El Salvador tiene hoy tasas de mortalidad más altas que Iraq o Pakistán, y más de 100.000 jóvenes se han metido en alguna de las bandas armadas del país. "Como muchos chicos no han tenido amor de familia, es fácil que caigan", cuenta Hernández. Para ser aceptado en una mara tienen que pasar pruebas muy duras: las mujeres son violadas y los hombres, apaleados. Pero muchos no tienen opción. "En mi país es difícil ser joven. Si uno no es perseguido por las maras, es perseguido por la policía, y al revés", lamenta el seminarista.

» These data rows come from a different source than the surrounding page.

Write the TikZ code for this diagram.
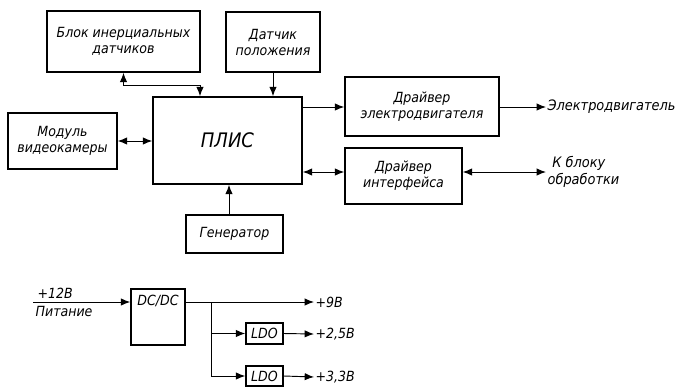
\documentclass[tikz,border=0pt]{standalone}
\usepackage{fontspec}
\setmainfont{DejaVu Sans Condensed}
\usetikzlibrary{arrows.meta}
\begin{document}
\begin{tikzpicture}[x=0.75pt,y=-0.75pt,
  font=\itshape\fontsize{10.5}{12}\selectfont,
  blk/.style 2 args={draw,line width=1.1pt,minimum width=#1*0.75pt,minimum height=#2*0.75pt,inner sep=0pt,align=center},
  lbl/.style={anchor=west,inner sep=1pt,align=left},
  conn/.style={line width=0.7pt},
  >={Latex[length=7pt,width=5.5pt]}]
\useasboundingbox (0,0) rectangle (682,387);
\node[blk={153}{61}] (inert) at (123.5,41.5) {Блок инерциальных\\датчиков};
\node[blk={94}{60}] (pos) at (273,42) {Датчик\\положения};
\node[blk={149}{87},font=\itshape\fontsize{15}{16}\selectfont] (plis) at (227.5,140.5) {ПЛИС};
\node[blk={109}{56}] (cam) at (62.5,141) {Модуль\\видеокамеры};
\node[blk={154}{59}] (drvm) at (422,106.5) {Драйвер\\электродвигателя};
\node[blk={117}{56}] (drvi) at (403.5,176) {Драйвер\\интерфейса};
\node[blk={97}{38}] (gen) at (234.5,234) {Генератор};
\node[lbl,font=\itshape\fontsize{10.8}{12.5}\selectfont] (motor) at (546,107) {Электродвигатель};
\node[lbl,font=\itshape\fontsize{10.8}{12.5}\selectfont] (kb) at (546,172) {\,\,К блоку\\обработки};
% power
\node[blk={54}{56}] (dcdc) at (158,317) {};
\node (dctext) at (158,301) {DC/DC};
\node[blk={37}{21}] (ldo1) at (264.5,333.5) {LDO};
\node[blk={37}{20}] (ldo2) at (264.5,376) {LDO};
\coordinate (in12) at (33,302);
\coordinate (br) at (211,302);
\node[lbl,anchor=south west] (t12) at (36,300) {+12В};
\node[lbl,anchor=north west] (pit) at (34,305) {Питание};
\node[lbl] (v9) at (314,302) {+9В};
\node[lbl] (v25) at (314,334) {+2,5В};
\node[lbl] (v33) at (314,377) {+3,3В};
% connectors
\coordinate (ia) at (123.5,85);
\coordinate (ib) at (200,85);
\draw[conn,<->] (inert.south) -- (ia) -- (ib) -- (ib |- plis.north);
\draw[conn,->] (pos.south) -- (pos.south |- plis.north);
\draw[conn,<->] (cam.east) -- (cam.east -| plis.west);
\draw[conn,->] (plis.east |- 0,107) -- (drvm.west |- 0,107);
\draw[conn,<->] (plis.east |- 0,172) -- (drvi.west |- 0,172);
\draw[conn,->] (drvm.east |- 0,107) -- (motor.west);
\draw[conn,<->] (drvi.east |- 0,172) -- (kb.west);
\draw[conn,->] (gen.north -| 229,0) -- (plis.south -| 229,0);
\draw[conn,->] (in12) -- (dcdc.west |- in12);
\draw[conn,->] (dcdc.east |- in12) -- (v9.west);
\draw[conn,->] (br) |- (ldo2.west);
\draw[conn,->] (br |- ldo1.west) -- (ldo1.west);
\draw[conn,->] (ldo1.east) -- (v25.west);
\draw[conn,->] (ldo2.east) -- (v33.west);
\end{tikzpicture}
\end{document}
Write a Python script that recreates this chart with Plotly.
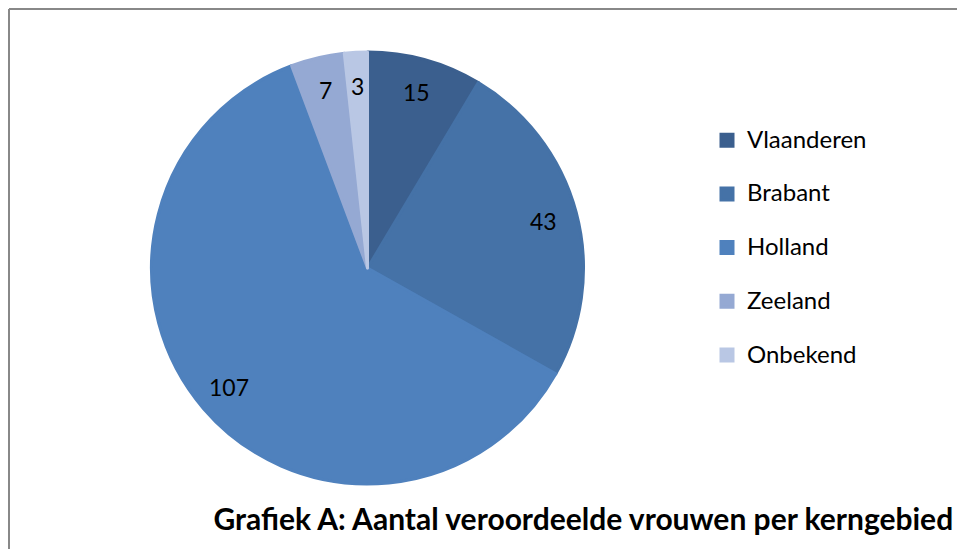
import math
import plotly.graph_objects as go

regions = ["Vlaanderen", "Brabant", "Holland", "Zeeland", "Onbekend"]
counts = [15, 43, 107, 7, 3]
colors = ["#3B5F8E", "#4572A7", "#4F81BD", "#95A9D3", "#B9C7E4"]
title_text = "Grafiek A: Aantal veroordeelde vrouwen per kerngebied"

W, H = 957, 549
dom_x = [151 / W, 584 / W]
dom_y = [1 - 484 / H, 1 - 52 / H]
FONT = "Lato, 'Open Sans', sans-serif"

legend_labels = ['<span style="font-size:24px">' + r + "</span><br> " for r in regions]

fig = go.Figure()
fig.add_trace(go.Pie(
    labels=legend_labels,
    values=counts,
    sort=False,
    direction="clockwise",
    rotation=0,
    marker=dict(colors=colors, line=dict(color=colors, width=3)),
    textinfo="none",
    hoverinfo="value",
    domain=dict(x=dom_x, y=dom_y),
    showlegend=True,
))

# value labels placed at ~0.86 radius along each slice's mid-angle
total = sum(counts)
cx = (dom_x[0] + dom_x[1]) / 2
cy = (dom_y[0] + dom_y[1]) / 2
R = min((dom_x[1] - dom_x[0]) * W, (dom_y[1] - dom_y[0]) * H) / 2
r_lab = 0.845 * R
cum = 0
for v in counts:
    f = (cum + v / 2) / total
    ang = math.radians(90 - 360 * f)
    fig.add_annotation(
        x=cx + r_lab * math.cos(ang) / W,
        y=cy + r_lab * math.sin(ang) / H,
        xref="paper", yref="paper", text=str(v), showarrow=False,
        xanchor="center", yanchor="middle",
        font=dict(family=FONT, size=23, color="#000000"),
    )
    cum += v

# chart frame (top and left edges visible)
fig.add_shape(type="line", xref="paper", yref="paper",
              x0=9 / W, x1=1, y0=1 - 9 / H, y1=1 - 9 / H,
              line=dict(color="#888888", width=2))
fig.add_shape(type="line", xref="paper", yref="paper",
              x0=9 / W, x1=9 / W, y0=0, y1=1 - 9 / H,
              line=dict(color="#888888", width=2))

fig.update_layout(
    width=W, height=H,
    margin=dict(l=0, r=0, t=0, b=0),
    paper_bgcolor="white",
    plot_bgcolor="white",
    font=dict(family=FONT, color="#000000"),
    title=dict(
        text="<b>" + title_text + "</b>",
        x=0.996, xanchor="right", xref="container",
        y=1 - 519 / H, yanchor="middle", yref="container",
        font=dict(family=FONT, size=30, color="#000000"),
    ),
    legend=dict(
        x=707 / W, xanchor="left",
        y=1 - 121 / H, yanchor="top",
        valign="top",
        font=dict(family=FONT, size=19.5, color="#000000"),
        bgcolor="rgba(0,0,0,0)",
    ),
)

fig.write_html(
    "out.html",
    config={"displayModeBar": False},
    post_script="document.body.style.margin='0';document.body.style.overflow='hidden';",
)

Las escuelas de la paz de la Comunidad de San Egidio luchan para cambiar esta tremenda dinámica y evitar que los niños pobres de El Salvador se vean arrastrados por el lado oscuro. Entre otros muchos casos, se consiguió con Pedro. "Pedro, conocido como Pedrito, llegó al centro infantil de Apopa siendo un niño problemático, distante y violento", recuerda Hernández. "Pero poco a poco se fue abriendo, y descubrimos que era maltratado en casa. Su mamá, prostituta y miembro de una mara, le pegaba dos o tres veces al día. Una vez incluso nos vino con la mano vendada. Su mamá le había quemado con una plancha por robarle 25 centavos".
Por su situación, Pedrito era un blanco fácil para las bandas. "Parecía un caso perdido", cuenta Hernández. Pero los voluntarios de la escuela de la paz -entre ellos el asesinado William Quijano y el propio Hernández- consiguieron alejarlo de la violencia, y "ahora es Pedrito el estudiante, no Pedrito el delincuente". Hernández sabe que le salvaron la vida: "Si no se hubieran preocupado por él, a lo mejor ahora estaría en un cementerio".
Apostar por la educación de los niños es la mejor manera de luchar contra la violencia. "Salir de una mara es muy difícil", alerta el seminarista, e intentan evitar que los adolescentes caigan en ellas.
Muchas veces son los mismos delincuentes los que mandan a sus hijos a las escuelas de la paz porque, como cuenta Hernández, "quieren que tengan una vida mejor que la que ellos tuvieron". Cuando los chicos llegan al centro no les preguntan por su pasado. Les hacen soñar un futuro.